Begin

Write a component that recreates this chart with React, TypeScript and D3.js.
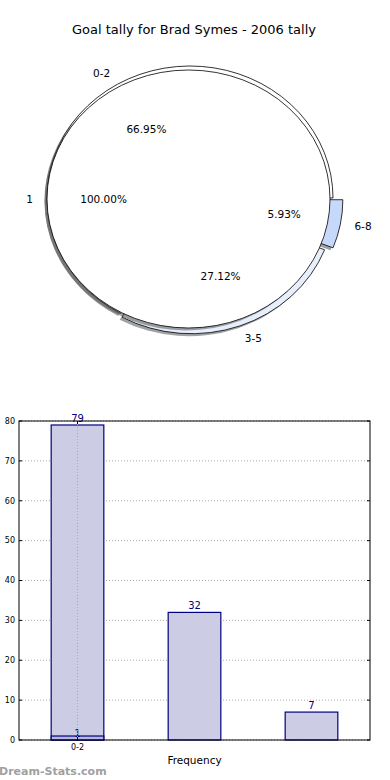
import React from "react";
import * as d3 from "d3";

const title = "Goal tally for Brad Symes - 2006 tally";
const pieLabels = ["0-2", "3-5", "6-8"];
const pieValues = [79, 32, 7];
const pieColors = ["#ffffff", "#e8effc", "#c6d9fb"];
const pieExplode = [0, 0.03, 0.07];
const totalLabels = ["1"];
const totalValues = [1];
const barCategories = ["0-2", "3-5", "6-8"];
const barValues = [79, 32, 7];
const extraBarValues = [1];
const yTicks = [0, 10, 20, 30, 40, 50, 60, 70, 80];
const xTickLabels = ["0-2"];

const W = 390;
const H = 780;
const font = "DejaVu Sans, Verdana, sans-serif";

type PieProps = {
  labels: string[];
  values: number[];
  colors: string[];
  explode: number[];
  cx: number;
  cy: number;
  rx: number;
  ry: number;
  part: "shadow" | "wedges" | "text";
};

function Pie(props: PieProps) {
  const { labels, values, colors, explode, cx, cy, rx, ry, part } = props;
  // matplotlib pie: start at 3 o'clock, counter-clockwise
  const pieGen = d3
    .pie<number>()
    .sort(null)
    .startAngle(Math.PI / 2)
    .endAngle(Math.PI / 2 - 2 * Math.PI)
    .value((d) => d);
  const arcs = pieGen(values);
  const arcGen = d3.arc<d3.PieArcDatum<number>>().innerRadius(0).outerRadius(rx);
  const total = d3.sum(values);
  const pct = d3.format(".2f");
  const k = ry / rx;

  if (part === "text") {
    return (
      <g fontFamily={font} fontSize={10.5} fill="#000">
        {arcs.map((a, i) => {
          const m = (a.startAngle + a.endAngle) / 2;
          const e = explode[i] || 0;
          const sx = Math.sin(m);
          const sy = -Math.cos(m);
          const lx = cx + (1.1 + e) * rx * sx;
          const ly = cy + (1.1 + e) * ry * sy;
          const px = cx + (0.6 + e) * rx * sx;
          const py = cy + (0.6 + e) * ry * sy;
          return (
            <g key={i}>
              <text x={lx} y={ly} dy="0.35em" textAnchor={sx < -1e-6 ? "end" : "start"}>
                {labels[i]}
              </text>
              <text x={px} y={py} dy="0.35em" textAnchor="middle">
                {pct((values[i] / total) * 100) + "%"}
              </text>
            </g>
          );
        })}
      </g>
    );
  }

  return (
    <g transform={`translate(${cx},${cy}) scale(1,${k})`}>
      {arcs.map((a, i) => {
        const m = (a.startAngle + a.endAngle) / 2;
        const e = (explode[i] || 0) * rx;
        const ox = e * Math.sin(m);
        const oy = -e * Math.cos(m);
        if (part === "shadow") {
          return (
            <path
              key={i}
              d={arcGen(a) || ""}
              transform={`translate(${ox - 2.5},${oy + 2.5 / k})`}
              fill={d3.color(colors[i])!.darker(3.5).formatHex()}
              fillOpacity={0.5}
              stroke="none"
            />
          );
        }
        return (
          <path
            key={i}
            d={arcGen(a) || ""}
            transform={`translate(${ox},${oy})`}
            fill={colors[i]}
            stroke="#000"
            strokeWidth={0.8}
            vectorEffect="non-scaling-stroke"
          />
        );
      })}
    </g>
  );
}

function BarChart() {
  const left = 19;
  const right = 370;
  const top = 421;
  const bottom = 740;
  const x = d3
    .scaleBand<string>()
    .domain(barCategories)
    .range([left, right])
    .paddingInner(0.55)
    .paddingOuter(0.275);
  const y = d3.scaleLinear().domain([0, 80]).range([bottom, top]);
  const navy = "#000080";
  const fill = "#ccccE4";
  const firstCenter = (x(xTickLabels[0]) || 0) + x.bandwidth() / 2;

  return (
    <g fontFamily={font}>
      {yTicks.map((t) => (
        <line
          key={"g" + t}
          x1={left}
          x2={right}
          y1={y(t)}
          y2={y(t)}
          stroke="#aaaaaa"
          strokeWidth={1}
          strokeDasharray="1,2"
        />
      ))}
      {barCategories.map((c, i) => (
        <g key={c}>
          <rect
            x={x(c)}
            y={y(barValues[i])}
            width={x.bandwidth()}
            height={y(0) - y(barValues[i])}
            fill={fill}
            stroke={navy}
            strokeWidth={1.2}
          />
          <text x={(x(c) || 0) + x.bandwidth() / 2} y={y(barValues[i]) - 3} textAnchor="middle" fontSize={10} fill={navy}>
            {barValues[i]}
          </text>
        </g>
      ))}
      {extraBarValues.map((v, i) => (
        <g key={"e" + i}>
          <rect
            x={x(barCategories[i])}
            y={y(v)}
            width={x.bandwidth()}
            height={y(0) - y(v)}
            fill="#b8b8d8"
            stroke={navy}
            strokeWidth={1.2}
          />
          <text x={(x(barCategories[i]) || 0) + x.bandwidth() / 2} y={y(v) + 1} textAnchor="middle" fontSize={10} fill={navy}>
            {v}
          </text>
        </g>
      ))}
      <line x1={firstCenter} x2={firstCenter} y1={top} y2={bottom} stroke="#aaaaaa" strokeWidth={1} strokeDasharray="1,2" />
      <rect x={left} y={top} width={right - left} height={bottom - top} fill="none" stroke="#000" strokeWidth={1} />
      {yTicks.map((t) => (
        <g key={"t" + t}>
          <line x1={left} x2={left + 3} y1={y(t)} y2={y(t)} stroke="#000" />
          <line x1={right - 3} x2={right} y1={y(t)} y2={y(t)} stroke="#000" />
          <text x={left - 4} y={y(t)} dy="0.35em" textAnchor="end" fontSize={8} fill="#000">
            {t}
          </text>
        </g>
      ))}
      {xTickLabels.map((l) => {
        const cxl = (x(l) || 0) + x.bandwidth() / 2;
        return (
          <g key={"x" + l}>
            <line x1={cxl} x2={cxl} y1={bottom} y2={bottom - 3} stroke="#000" />
            <line x1={cxl} x2={cxl} y1={top} y2={top + 3} stroke="#000" />
            <text x={cxl} y={bottom + 10} textAnchor="middle" fontSize={8} fill="#000">
              {l}
            </text>
          </g>
        );
      })}
      <text x={(left + right) / 2} y={764} textAnchor="middle" fontSize={10.5} fill="#000">
        Frequency
      </text>
    </g>
  );
}

export default function App() {
  const main = { cx: 190, cy: 198, rx: 143, ry: 132 };
  const whole = { cx: 188.5, cy: 199, rx: 141.5, ry: 129 };
  return (
    <svg width={W} height={H} style={{ position: "absolute", left: 0, top: 0, background: "#fff" }}>
      <rect width={W} height={H} fill="#fff" />
      <text x={194} y={34} textAnchor="middle" fontFamily={font} fontSize={13} fill="#000">
        {title}
      </text>
      <Pie labels={pieLabels} values={pieValues} colors={pieColors} explode={pieExplode} {...main} part="shadow" />
      <Pie labels={pieLabels} values={pieValues} colors={pieColors} explode={pieExplode} {...main} part="wedges" />
      <Pie labels={totalLabels} values={totalValues} colors={["#ffffff"]} explode={[0]} {...whole} part="shadow" />
      <Pie labels={totalLabels} values={totalValues} colors={["#ffffff"]} explode={[0]} {...whole} part="wedges" />
      <Pie labels={pieLabels} values={pieValues} colors={pieColors} explode={pieExplode} {...main} part="text" />
      <Pie labels={totalLabels} values={totalValues} colors={["#ffffff"]} explode={[0]} {...whole} part="text" />
      <BarChart />
      <text x={-1} y={775} fontFamily={font} fontSize={11} fontWeight="bold" fill="#a0a0a0">
        Dream-Stats.com
      </text>
    </svg>
  );
}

End

- _Your task_
Extract the full listing exactly, with the pictures left out.

- _Result for this exercise_
Write a component that recreates this chart with React, TypeScript and D3.js.
import React from "react";
import * as d3 from "d3";

const title = "Goal tally for Brad Symes - 2006 tally";
const pieLabels = ["0-2", "3-5", "6-8"];
const pieValues = [79, 32, 7];
const pieColors = ["#ffffff", "#e8effc", "#c6d9fb"];
const pieExplode = [0, 0.03, 0.07];
const totalLabels = ["1"];
const totalValues = [1];
const barCategories = ["0-2", "3-5", "6-8"];
const barValues = [79, 32, 7];
const extraBarValues = [1];
const yTicks = [0, 10, 20, 30, 40, 50, 60, 70, 80];
const xTickLabels = ["0-2"];

const W = 390;
const H = 780;
const font = "DejaVu Sans, Verdana, sans-serif";

type PieProps = {
  labels: string[];
  values: number[];
  colors: string[];
  explode: number[];
  cx: number;
  cy: number;
  rx: number;
  ry: number;
  part: "shadow" | "wedges" | "text";
};

function Pie(props: PieProps) {
  const { labels, values, colors, explode, cx, cy, rx, ry, part } = props;
  // matplotlib pie: start at 3 o'clock, counter-clockwise
  const pieGen = d3
    .pie<number>()
    .sort(null)
    .startAngle(Math.PI / 2)
    .endAngle(Math.PI / 2 - 2 * Math.PI)
    .value((d) => d);
  const arcs = pieGen(values);
  const arcGen = d3.arc<d3.PieArcDatum<number>>().innerRadius(0).outerRadius(rx);
  const total = d3.sum(values);
  const pct = d3.format(".2f");
  const k = ry / rx;

  if (part === "text") {
    return (
      <g fontFamily={font} fontSize={10.5} fill="#000">
        {arcs.map((a, i) => {
          const m = (a.startAngle + a.endAngle) / 2;
          const e = explode[i] || 0;
          const sx = Math.sin(m);
          const sy = -Math.cos(m);
          const lx = cx + (1.1 + e) * rx * sx;
          const ly = cy + (1.1 + e) * ry * sy;
          const px = cx + (0.6 + e) * rx * sx;
          const py = cy + (0.6 + e) * ry * sy;
          return (
            <g key={i}>
              <text x={lx} y={ly} dy="0.35em" textAnchor={sx < -1e-6 ? "end" : "start"}>
                {labels[i]}
              </text>
              <text x={px} y={py} dy="0.35em" textAnchor="middle">
                {pct((values[i] / total) * 100) + "%"}
              </text>
            </g>
          );
        })}
      </g>
    );
  }

  return (
    <g transform={`translate(${cx},${cy}) scale(1,${k})`}>
      {arcs.map((a, i) => {
        const m = (a.startAngle + a.endAngle) / 2;
        const e = (explode[i] || 0) * rx;
        const ox = e * Math.sin(m);
        const oy = -e * Math.cos(m);
        if (part === "shadow") {
          return (
            <path
              key={i}
              d={arcGen(a) || ""}
              transform={`translate(${ox - 2.5},${oy + 2.5 / k})`}
              fill={d3.color(colors[i])!.darker(3.5).formatHex()}
              fillOpacity={0.5}
              stroke="none"
            />
          );
        }
        return (
          <path
            key={i}
            d={arcGen(a) || ""}
            transform={`translate(${ox},${oy})`}
            fill={colors[i]}
            stroke="#000"
            strokeWidth={0.8}
            vectorEffect="non-scaling-stroke"
          />
        );
      })}
    </g>
  );
}

function BarChart() {
  const left = 19;
  const right = 370;
  const top = 421;
  const bottom = 740;
  const x = d3
    .scaleBand<string>()
    .domain(barCategories)
    .range([left, right])
    .paddingInner(0.55)
    .paddingOuter(0.275);
  const y = d3.scaleLinear().domain([0, 80]).range([bottom, top]);
  const navy = "#000080";
  const fill = "#ccccE4";
  const firstCenter = (x(xTickLabels[0]) || 0) + x.bandwidth() / 2;

  return (
    <g fontFamily={font}>
      {yTicks.map((t) => (
        <line
          key={"g" + t}
          x1={left}
          x2={right}
          y1={y(t)}
          y2={y(t)}
          stroke="#aaaaaa"
          strokeWidth={1}
          strokeDasharray="1,2"
        />
      ))}
      {barCategories.map((c, i) => (
        <g key={c}>
          <rect
            x={x(c)}
            y={y(barValues[i])}
            width={x.bandwidth()}
            height={y(0) - y(barValues[i])}
            fill={fill}
            stroke={navy}
            strokeWidth={1.2}
          />
          <text x={(x(c) || 0) + x.bandwidth() / 2} y={y(barValues[i]) - 3} textAnchor="middle" fontSize={10} fill={navy}>
            {barValues[i]}
          </text>
        </g>
      ))}
      {extraBarValues.map((v, i) => (
        <g key={"e" + i}>
          <rect
            x={x(barCategories[i])}
            y={y(v)}
            width={x.bandwidth()}
            height={y(0) - y(v)}
            fill="#b8b8d8"
            stroke={navy}
            strokeWidth={1.2}
          />
          <text x={(x(barCategories[i]) || 0) + x.bandwidth() / 2} y={y(v) + 1} textAnchor="middle" fontSize={10} fill={navy}>
            {v}
          </text>
        </g>
      ))}
      <line x1={firstCenter} x2={firstCenter} y1={top} y2={bottom} stroke="#aaaaaa" strokeWidth={1} strokeDasharray="1,2" />
      <rect x={left} y={top} width={right - left} height={bottom - top} fill="none" stroke="#000" strokeWidth={1} />
      {yTicks.map((t) => (
        <g key={"t" + t}>
          <line x1={left} x2={left + 3} y1={y(t)} y2={y(t)} stroke="#000" />
          <line x1={right - 3} x2={right} y1={y(t)} y2={y(t)} stroke="#000" />
          <text x={left - 4} y={y(t)} dy="0.35em" textAnchor="end" fontSize={8} fill="#000">
            {t}
          </text>
        </g>
      ))}
      {xTickLabels.map((l) => {
        const cxl = (x(l) || 0) + x.bandwidth() / 2;
        return (
          <g key={"x" + l}>
            <line x1={cxl} x2={cxl} y1={bottom} y2={bottom - 3} stroke="#000" />
            <line x1={cxl} x2={cxl} y1={top} y2={top + 3} stroke="#000" />
            <text x={cxl} y={bottom + 10} textAnchor="middle" fontSize={8} fill="#000">
              {l}
            </text>
          </g>
        );
      })}
      <text x={(left + right) / 2} y={764} textAnchor="middle" fontSize={10.5} fill="#000">
        Frequency
      </text>
    </g>
  );
}

export default function App() {
  const main = { cx: 190, cy: 198, rx: 143, ry: 132 };
  const whole = { cx: 188.5, cy: 199, rx: 141.5, ry: 129 };
  return (
    <svg width={W} height={H} style={{ position: "absolute", left: 0, top: 0, background: "#fff" }}>
      <rect width={W} height={H} fill="#fff" />
      <text x={194} y={34} textAnchor="middle" fontFamily={font} fontSize={13} fill="#000">
        {title}
      </text>
      <Pie labels={pieLabels} values={pieValues} colors={pieColors} explode={pieExplode} {...main} part="shadow" />
      <Pie labels={pieLabels} values={pieValues} colors={pieColors} explode={pieExplode} {...main} part="wedges" />
      <Pie labels={totalLabels} values={totalValues} colors={["#ffffff"]} explode={[0]} {...whole} part="shadow" />
      <Pie labels={totalLabels} values={totalValues} colors={["#ffffff"]} explode={[0]} {...whole} part="wedges" />
      <Pie labels={pieLabels} values={pieValues} colors={pieColors} explode={pieExplode} {...main} part="text" />
      <Pie labels={totalLabels} values={totalValues} colors={["#ffffff"]} explode={[0]} {...whole} part="text" />
      <BarChart />
      <text x={-1} y={775} fontFamily={font} fontSize={11} fontWeight="bold" fill="#a0a0a0">
        Dream-Stats.com
      </text>
    </svg>
  );
}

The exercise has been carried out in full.